To train a more accurate model, it is required to acquire and label data based on the recognition objects of each module.
Data Acquisition
Adjust 2D Parameters of the Camera
-
High-resolution: It is recommended to use a high-resolution camera to acquire images that are used for training. In this case, the LSR L-V4 camera is used with 12 million pixels.
-
Exposure Mode: Due to significant variations in ambient light and the diverse colors of the trays used as backgrounds, it is recommended that you set the Exposure Mode to Auto, and adjust the Auto-Exposure ROI to include the tray.
-
Gray Value: The crankshafts are highly reflective objects. It is recommended that you adjust the Gray Value parameter to prevent overexposure of images under both dark and light tray backgrounds.
Acquire Data
To ensure that the data are comprehensive and representative, the images should be acquired from the following scenarios:
-
Layer heights: Acquire images from different layer heights, especially images of the top layer, middle layer, and bottom layer.
-
Trays: Acquire images from each color of tray.
-
Lighting conditions: Acquire images under morning, evening, and lighting conditions of different stations, especially images where objects are reflective.
-
Number of crankshafts: Acquire data of crankshafts ranging from a full tray to an empty tray, with varying quantities, focusing particularly on trays containing fewer than 20 crankshafts.
Select Data
You should select training data for each algorithm module based on the objects it needs to recognize.
-
Object Detection
Objects to be recognized: trays
Select images based on tray color, tray position, tray layer height, and ambient light to ensure data diversity.
-
Instance Segmentation
Objects to be recognized: crankshafts
Divide images into different proportions based on the quantity of crankshafts and tray color. Since there are 100 crankshafts in a full tray, the images can be divided into proportions of 1:1:1 based on the quantity of crankshafts (0 to 20, 20 to 50, 50 to 100).
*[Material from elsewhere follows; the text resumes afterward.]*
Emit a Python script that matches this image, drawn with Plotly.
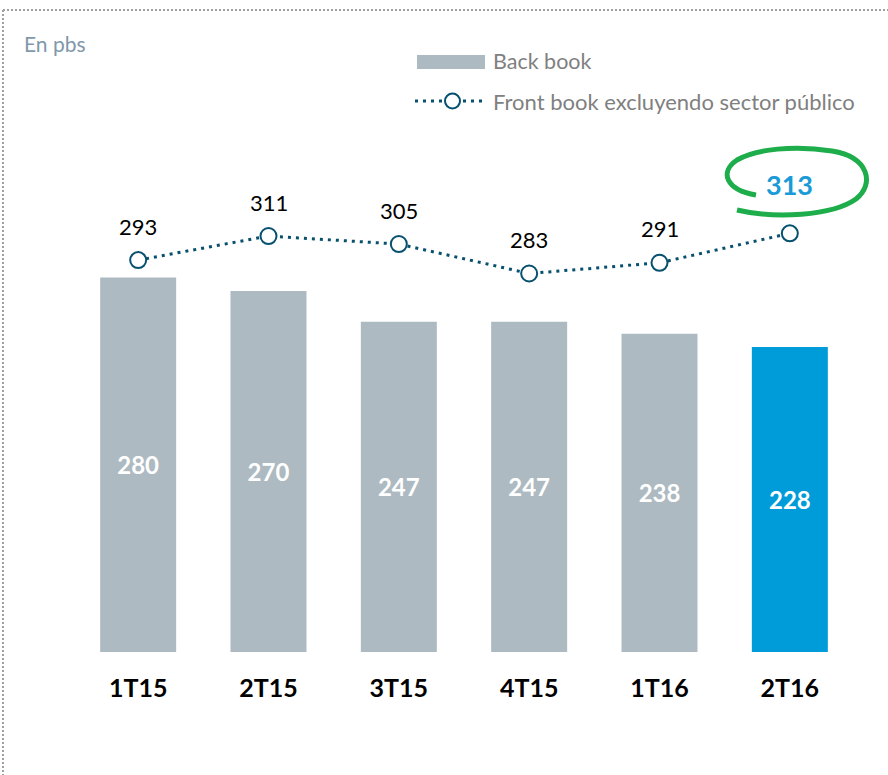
import plotly.graph_objects as go

categories = ["1T15", "2T15", "3T15", "4T15", "1T16", "2T16"]
back_book = [280, 270, 247, 247, 238, 228]
front_book = [293, 311, 305, 283, 291, 313]
bar_colors = ["#ADBAC1"] * 5 + ["#009BD9"]

W, H = 888, 775
L, R, T, B = 73, 33, 117, 123
PW, PH = W - L - R, H - T - B
FONT = "Lato"


def px(x):
    return (x - L) / PW


def py(y):
    return (H - B - y) / PH


fig = go.Figure()
fig.add_trace(go.Bar(
    x=categories, y=back_book,
    marker=dict(color=bar_colors, line=dict(width=0)),
    text=[str(v) for v in back_book],
    textposition="inside", insidetextanchor="middle", textangle=0,
    textfont=dict(family=FONT, size=24, color="white", weight="bold"),
    hoverinfo="skip", showlegend=False,
))
fig.add_trace(go.Scatter(
    x=categories, y=front_book, mode="lines+markers",
    line=dict(color="#07506E", width=3, dash="3px,5px"),
    marker=dict(size=16, color="white", line=dict(color="#07506E", width=2)),
    hoverinfo="skip", showlegend=False,
))

annotations = []
for i, (c, v) in enumerate(zip(categories, front_book)):
    last = i == len(categories) - 1
    annotations.append(dict(
        x=c, y=v, xref="x", yref="y", text=str(v), showarrow=False,
        yshift=49 if last else 34, xanchor="center", yanchor="middle",
        font=dict(family=FONT, size=27 if last else 22,
                  color="#1A9AD6" if last else "black",
                  weight="bold" if last else "normal"),
    ))

annotations += [
    dict(x=px(22), y=py(44), xref="paper", yref="paper", text="En pbs",
         showarrow=False, xanchor="left", yanchor="middle",
         font=dict(family=FONT, size=21, color="#7F98AB")),
    dict(x=px(491), y=py(61), xref="paper", yref="paper", text="Back book",
         showarrow=False, xanchor="left", yanchor="middle",
         font=dict(family=FONT, size=21.5, color="#808080")),
    dict(x=px(491), y=py(101), xref="paper", yref="paper",
         text="Front book excluyendo sector público",
         showarrow=False, xanchor="left", yanchor="middle",
         font=dict(family=FONT, size=22, color="#808080")),
]

ellipse_pts = "M {},{} C {},{} {},{} {},{} C {},{} {},{} {},{} C {},{} {},{} {},{} C {},{} {},{} {},{}".format(
    px(737), py(210), px(775), py(219), px(832), py(216), px(856), py(199),
    px(875), py(184), px(869), py(157), px(832), py(151),
    px(795), py(145), px(755), py(149), px(737), py(160),
    px(719), py(172), px(726), py(190), px(756), py(195),
)

shapes = [
    dict(type="line", xref="paper", yref="paper", x0=px(3), x1=px(888), y0=py(10), y1=py(10),
         line=dict(color="#A0A0A0", width=2, dash="2px,2px")),
    dict(type="line", xref="paper", yref="paper", x0=px(3), x1=px(3), y0=py(10), y1=py(775),
         line=dict(color="#A0A0A0", width=2, dash="2px,2px")),
    dict(type="rect", xref="paper", yref="paper", x0=px(417), x1=px(485), y0=py(69), y1=py(55),
         fillcolor="#ADBAC1", line=dict(width=0)),
    dict(type="line", xref="paper", yref="paper", x0=px(415), x1=px(486), y0=py(101), y1=py(101),
         line=dict(color="#07506E", width=3, dash="3px,5px")),
    dict(type="circle", xref="paper", yref="paper", x0=px(445), x1=px(460), y0=py(93.5), y1=py(108.5),
         fillcolor="white", line=dict(color="#07506E", width=2)),
    dict(type="path", xref="paper", yref="paper", path=ellipse_pts,
         line=dict(color="#1EAD4B", width=5)),
]

fig.update_layout(
    width=W, height=H,
    margin=dict(l=L, r=R, t=T, b=B, pad=0),
    paper_bgcolor="white", plot_bgcolor="white",
    bargap=0.417,
    showlegend=False,
    annotations=annotations,
    shapes=shapes,
    xaxis=dict(type="category", range=[-0.5, 5.5], showgrid=False, zeroline=False,
               showline=False, ticks="outside", ticklen=14, tickcolor="rgba(0,0,0,0)",
               tickfont=dict(family=FONT, size=25, color="black", weight="bold"),
               fixedrange=True),
    yaxis=dict(range=[0, 400], visible=False, showgrid=False, zeroline=False, fixedrange=True),
    font=dict(family=FONT),
)

fig.write_html(
    "out.html",
    config={"displayModeBar": False},
    post_script="document.body.style.margin='0px';document.body.style.overflow='hidden';",
)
Meanwhile, ensure that each color of tray is represented in the images in a balanced proportion.
-
Object Detection
Objects to be recognized: the big ends of crankshafts
After filtering data of crankshafts from different angles and removing duplicate images, the final dataset used for training should consist of 100 to 300 images.
Data Labeling
You should precisely label the images after you select the required images.
-
Object Detection
Objects to be recognized: trays
Label the minimum circumscribed rectangles of the trays.
-
Instance Segmentation
Objects to be recognized: crankshafts
Label the precise contour of the crankshafts.
-
Object Detection
Objects to be recognized: the big ends of crankshafts
Label the minimum circumscribed rectangles of the big ends of crankshafts.